I want to prove that T is the discrete topology on X if and only if every function $f:(X,T)\rightarrow (\Bbb R, T_{st})$ is continuous.
Here's my attempt:
$(\Rightarrow)$Assume That T is the discrete topology
using the theorem that a map is continuous if and only if the inverse of the function is open in the domain for every open set it maps in the codomain , I said that as all sets are open the discrete topology that obviously $f^{-1}(\Bbb R)$ is open for all open sets in $(\Bbb R, T_{st})$
$(\Leftarrow)$Now suppose f is continuous $\Rightarrow$ for all $U\subset \Bbb R$ the preimage $f^{-1}(U)$ is open in (X,T)

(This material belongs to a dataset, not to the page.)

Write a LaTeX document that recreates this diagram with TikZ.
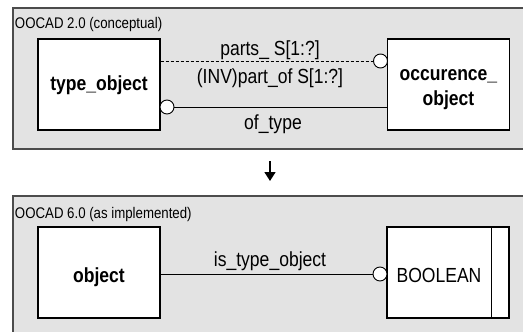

So we know that at least for open sets we'll map to open sets, we want to show that the same is true for closed sets too though
But heres where I get stuck, we assumed that f is continuous which means that $f^{-1}(\Bbb R)$ is closed for every closed set in $(\Bbb R, T_{st})$ , but closed sets exist in $(\Bbb R, T_{st})$ which seems to imply that closed sets exist in $(X,T)$ which would mean that T couldn't be the discrete topology?
What am I missing here ?
Best Answer
Implication $\implies$ is trivial, and you're not using the hypothesis for the converse in full force. You already know that every function $X\to \Bbb R$ is continuous, so you're allowed to choose a function. Given $x\in X$, our goal is to show that $\{x\}$ is open. Define the Dirac delta $\delta_x:X\to \Bbb R$ by $\delta_x(x)=1$ and $0$ otherwise. By assumption $\delta_x$ is continuous. So $\{x\} =\delta_x^{-1}((1/2,+\infty))$ is open.